Report every line in the listing below where the string "chart" shows up.

-- Begin MATERIAL --

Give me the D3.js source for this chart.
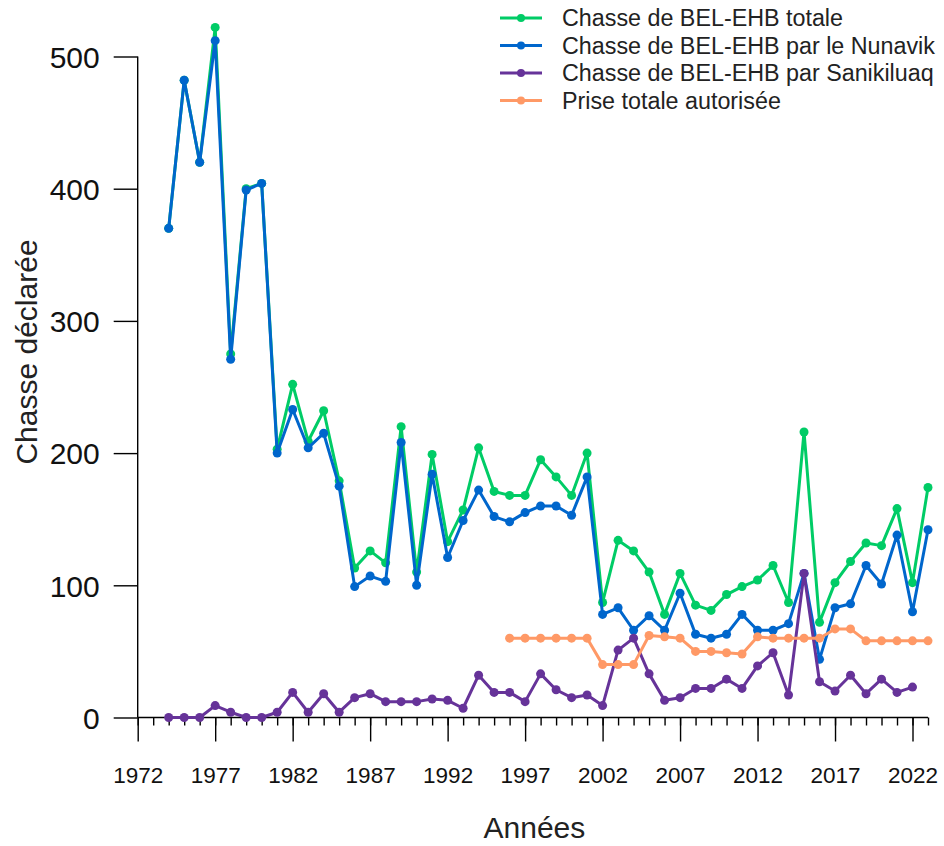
<!DOCTYPE html>
<html lang="fr">
<head>
<meta charset="utf-8">
<script src="https://cdn.jsdelivr.net/npm/d3@7"></script>
<style>
  html, body { margin: 0; padding: 0; background: #fff; }
  svg { display: block; font-family: "Liberation Sans", Arial, sans-serif; }
</style>
</head>
<body>
<svg id="chart" width="944" height="846"></svg>
<script>
// Belugas — déclarations de chasse annuelles
const years = d3.range(1974, 2024);

const totalHunt = [370, 482, 420, 522, 275, 400, 404, 203, 252, 209,
  232, 179, 113, 126, 117, 220, 110, 199, 133, 157,
  204, 171, 168, 168, 195, 182, 168, 200, 87, 134,
  126, 110, 78, 109, 85, 81, 93, 99, 104, 115,
  87, 216, 72, 102, 118, 132, 130, 158, 102, 174];

const nunavikHunt = [370, 482, 420, 512, 271, 399, 404, 200, 233, 204,
  215, 175, 99, 107, 103, 208, 100, 184, 121, 149,
  172, 152, 148, 155, 160, 160, 153, 182, 78, 83,
  66, 77, 66, 94, 63, 60, 63, 78, 66, 66,
  71, 109, 44, 83, 86, 115, 101, 138, 80, 142];

const sanikiluaqYears = d3.range(1974, 2023);
const sanikiluaqHunt = [0, 0, 0, 9, 4, 0, 0, 4, 19, 4,
  18, 4, 15, 18, 12, 12, 12, 14, 13, 7,
  32, 19, 19, 12, 33, 21, 15, 17, 9, 51,
  60, 33, 13, 15, 22, 22, 29, 22, 39, 49,
  17, 109, 27, 20, 32, 18, 29, 19, 23];

const tacYears = d3.range(1996, 2024);
const tacValues = [60, 60, 60, 60, 60, 60, 40, 40, 40, 62,
  61, 60, 50, 50, 49, 48, 61, 60, 60, 60,
  60, 67, 67, 58, 58, 58, 58, 58];

const seriesNames = [
  "Chasse de BEL-EHB totale",
  "Chasse de BEL-EHB par le Nunavik",
  "Chasse de BEL-EHB par Sanikiluaq",
  "Prise totale autorisée"
];
const seriesColors = ["#00cc66", "#0066cc", "#663399", "#ff9966"];

const xMajorTicks = d3.range(1972, 2023, 5);
const xMinorTicks = d3.range(1972, 2024);
const yTicks = [0, 100, 200, 300, 400, 500];

const svg = d3.select("#chart");

const x = d3.scaleLinear().domain([1972, 2023]).range([137.7, 928]);
const y = d3.scaleLinear().domain([0, 500]).range([717.5, 56.5]);

// y axis
const yAxis = d3.axisLeft(y).tickValues(yTicks).tickSize(24).tickPadding(14).tickFormat(d3.format("d"));
const gy = svg.append("g").attr("transform", `translate(${x(1972)},0)`).call(yAxis);
gy.select(".domain").attr("d", `M0,${y(0)}V${y(500)}`).attr("stroke-width", 1.4);
gy.selectAll(".tick line").attr("stroke-width", 1.4);
gy.selectAll(".tick text").attr("font-size", 30).attr("fill", "#111")
  .attr("dy", "0.36em");

// x axis: minor yearly ticks
const xAxisMinor = d3.axisBottom(x).tickValues(xMinorTicks).tickSize(8).tickFormat("");
const gxm = svg.append("g").attr("transform", `translate(0,${y(0)})`).call(xAxisMinor);
gxm.select(".domain").attr("d", `M${x(1972)},0H${x(2023)}`).attr("stroke-width", 1.4);
gxm.selectAll(".tick line").attr("stroke-width", 1.4);

// x axis: labelled ticks every five years
const xAxisMajor = d3.axisBottom(x).tickValues(xMajorTicks).tickSize(24).tickPadding(26).tickFormat(d3.format("d"));
const gx = svg.append("g").attr("transform", `translate(0,${y(0)})`).call(xAxisMajor);
gx.select(".domain").remove();
gx.selectAll(".tick line").attr("stroke-width", 1.4);
gx.selectAll(".tick text").attr("font-size", 22.5).attr("fill", "#111");

// Axis titles
svg.append("text")
  .attr("x", x(1997.6)).attr("y", 838)
  .attr("text-anchor", "middle").attr("font-size", 30).attr("fill", "#222")
  .text("Années");

svg.append("text")
  .attr("transform", "translate(37,352) rotate(-90)")
  .attr("text-anchor", "middle").attr("font-size", 30).attr("fill", "#222")
  .text("Chasse déclarée");

// Series
const series = [
  { xs: years, ys: totalHunt },
  { xs: years, ys: nunavikHunt },
  { xs: sanikiluaqYears, ys: sanikiluaqHunt },
  { xs: tacYears, ys: tacValues }
];

const line = d3.line().x(d => x(d[0])).y(d => y(d[1]));

series.forEach((s, i) => {
  const pts = s.xs.map((yr, j) => [yr, s.ys[j]]);
  const g = svg.append("g");
  g.append("path").datum(pts)
    .attr("d", line)
    .attr("fill", "none")
    .attr("stroke", seriesColors[i])
    .attr("stroke-width", 3)
    .attr("stroke-linejoin", "round");
  g.selectAll("circle").data(pts).join("circle")
    .attr("cx", d => x(d[0])).attr("cy", d => y(d[1]))
    .attr("r", 4.5)
    .attr("fill", seriesColors[i]);
});

// Legend
const legend = svg.append("g");
seriesNames.forEach((name, i) => {
  const cy = 18 + i * 27.5;
  legend.append("line")
    .attr("x1", 500).attr("x2", 542).attr("y1", cy).attr("y2", cy)
    .attr("stroke", seriesColors[i]).attr("stroke-width", 3);
  legend.append("circle").attr("cx", 521).attr("cy", cy).attr("r", 4)
    .attr("fill", seriesColors[i]);
  legend.append("text")
    .attr("x", 562).attr("y", cy + 8)
    .attr("font-size", 23.3).attr("fill", "#222")
    .text(name);
});
</script>
</body>
</html>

-- End MATERIAL --

» **SOLUTION FOR THIS EXERCISE**
Give me the D3.js source for this chart.
<svg id="chart" width="944" height="846"></svg>
const svg = d3.select("#chart");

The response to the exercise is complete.